Ostensibly a documentary about Winnipeg, My Winnipeg is instead a documentary about how director Guy Maddin feels about his hometown. Blending history and fantasy and that particular Maddin flair, this is an especially delightful and often moving film.
Taking on the Ecole Polytechnique massacre and contextualizing it as being both the specific result of a madman's impulse, and a general result of more widespread societal misogyny, Denis Villeneuve's film is profound and incredibly gripping.
Sarah Polley's directorial debut is one of the most confident and assured first films ever made. Stark and direct in its treatment of the subject matter, while still maintaining a core of humanity when dealing with the characters, Away From Her is a beautiful and wonderful film.
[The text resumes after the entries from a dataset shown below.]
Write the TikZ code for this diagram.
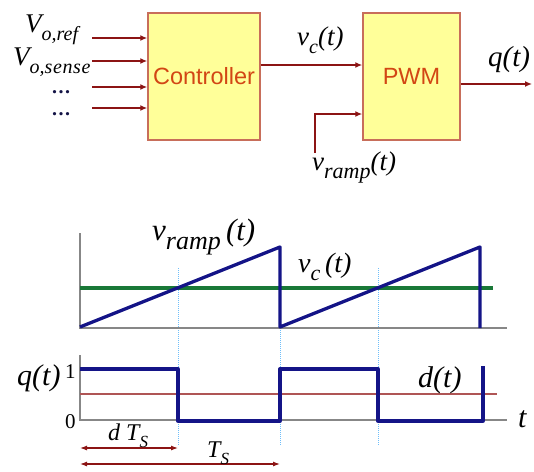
\documentclass[tikz,border=0pt]{standalone}
\usepackage{fontspec}
\setmainfont{Liberation Serif}
\newfontfamily\arialfont{Liberation Sans}
\usetikzlibrary{arrows.meta}
\definecolor{boxfill}{RGB}{255,255,153}
\definecolor{boxline}{RGB}{200,110,90}
\definecolor{sigred}{RGB}{140,20,20}
\definecolor{ctext}{RGB}{210,70,20}
\definecolor{navy}{RGB}{20,20,135}
\definecolor{vgreen}{RGB}{25,120,55}
\definecolor{dotblue}{RGB}{110,190,250}
\definecolor{axgray}{RGB}{135,135,135}
\definecolor{dred}{RGB}{175,85,85}
\definecolor{dotink}{RGB}{20,20,70}
\newcommand{\fs}[1]{\fontsize{#1}{#1}\selectfont}
\newcommand{\lsub}[2]{\raisebox{-0.3em}{\fs{#1}\itshape #2}}
\tikzset{
  blk/.style={draw=boxline, line width=1.5pt, fill=boxfill, text=ctext,
    font=\arialfont\fs{23.5}, inner sep=0pt},
  sig/.style={draw=sigred, line width=1.3pt, -{Latex[length=7pt,width=6pt]}},
  lbl/.style={inner sep=0pt, font=\fs{27}\itshape},
  dotlbl/.style={inner sep=0pt, font=\fs{20}\bfseries, text=dotink},
  axis/.style={draw=axgray, line width=2.2pt},
  wave/.style={draw=navy, line width=3.3pt, line join=round},
  vcline/.style={draw=vgreen, line width=3.3pt},
  guide/.style={draw=dotblue, line width=1pt, densely dotted},
  dim/.style={draw=sigred, line width=1.2pt, {Latex[length=7pt,width=5pt]}-{Latex[length=7pt,width=5pt]}},
}
\begin{document}
\begin{tikzpicture}[x=1pt, y=-1pt]
\useasboundingbox (0,0) rectangle (534,471);
% blocks
\node[blk, minimum width=112pt, minimum height=127pt] (ctrl) at (204,76.5) {Controller};
\node[blk, minimum width=97pt, minimum height=127pt] (pwm) at (411.5,76.5) {PWM};
% input labels
\node[lbl, anchor=base west] (vref) at (25,32) {V\lsub{20}{o,ref}};
\node[lbl, anchor=base west] (vsense) at (13,65) {V\lsub{20}{o,s\kern0.6pt e\kern0.6pt n\kern0.6pt s\kern0.6pt e}};
\node[dotlbl, anchor=base west] (dots1) at (52,93) {.\kern1.5pt.\kern1.5pt.};
\node[dotlbl, anchor=base west] (dots2) at (52,115) {.\kern1.5pt.\kern1.5pt.};
% input arrows
\coordinate (in1) at (92,38);
\coordinate (in2) at (92,61);
\coordinate (in3) at (92,87);
\coordinate (in4) at (92,108);
\foreach \i in {1,2,3,4} {\draw[sig] (in\i) -- (ctrl.west |- in\i);}
% vc arrow
\coordinate (vcy) at (0,65);
\draw[sig] (ctrl.east |- vcy) -- (pwm.west |- vcy);
\node[lbl, anchor=base west] (vclab) at (297,45) {v\lsub{20}{c}(t)};
% ramp arrow
\coordinate (rampstart) at (315,153);
\coordinate (rampy) at (0,114);
\draw[sig] (rampstart) |- (pwm.west |- rampy);
\node[lbl, anchor=base west] (ramplab) at (312,170) {v\lsub{22}{ramp}(t)};
% output
\coordinate (qy) at (0,84);
\coordinate (qend) at (532,84);
\draw[sig] (pwm.east |- qy) -- (qend);
\node[lbl, anchor=base west, font=\fs{29}\itshape] (qlab) at (488,66) {q(t)};

% ---------- ramp plot ----------
\draw[guide] (178,268) -- (178,446);
\draw[guide] (280,268) -- (280,446);
\draw[guide] (378,268) -- (378,446);
\draw[axis] (80,233) -- (80,328) -- (507,328);
\draw[vcline] (80,288) -- (493,288);
\draw[wave] (80,327) -- (280,247) -- (280,327) -- (480,247) -- (480,328);
\node[lbl, anchor=base west, font=\fs{31}\itshape] (vramp2) at (152,240) {v\lsub{26}{ramp}\,(t)};
\node[lbl, anchor=base west, font=\fs{28}\itshape] (vc2) at (298,272) {v\lsub{22}{c}\,(t)};

% ---------- q plot ----------
\draw[axis] (80,355) -- (80,420) -- (507,420);
\draw[draw=dred, line width=1.4pt] (80,394) -- (497,394);
\draw[wave] (80,369) -- (178,369) -- (178,421) -- (280,421) -- (280,369) -- (378,369) -- (378,421) -- (483,421) -- (483,366);
\node[lbl, anchor=base west, font=\fs{30}\itshape] (qlab2) at (17,385) {q(t)};
\node[lbl, anchor=base west, font=\fs{21}] (one) at (65,378) {1};
\node[lbl, anchor=base west, font=\fs{21}] (zero) at (65,428) {0};
\node[lbl, anchor=base west, font=\fs{30}\itshape] (dlab) at (418,387) {d(t)};
\node[lbl, anchor=base west, font=\fs{30}\itshape] (tlab) at (518,427) {t};
% dimension arrows
\coordinate (d1a) at (80,448);
\coordinate (d1b) at (178,448);
\coordinate (d2a) at (80,464);
\coordinate (d2b) at (280,464);
\draw[dim] (d1a) -- (d1b);
\draw[dim] (d2a) -- (d2b);
\node[lbl, anchor=base west, font=\fs{24}\itshape] (dts) at (108,440) {d T\lsub{17}{S}};
\node[lbl, anchor=base west, font=\fs{24}\itshape] (ts) at (207,457) {T\lsub{17}{S}};
\end{tikzpicture}
\end{document}
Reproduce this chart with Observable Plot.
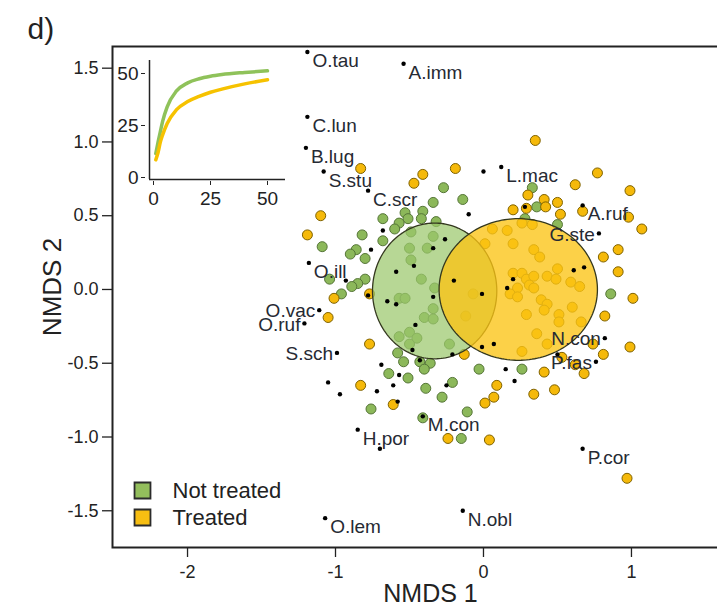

A seminal coming-of-age film set in the 1940s, Claude Jutra's Mon Oncle Antoine examines a key period Quebec's history. Twice voted by Sight and Sound as the best Canadian film of all time, Mon Oncle Antoine is one that anyone with an interest in Canadian film ought to see.
Guy Maddin is pretty much my favourite Canadian filmmaker and The Saddest Music in the World is my favourite of his films. Perhaps best described as a "silent musical," this is a strange, beautiful and totally captivating movie.
1 comment:
Cool list! The Saddest Music In the World is such a head trip. I've never seen another film remotely like that one.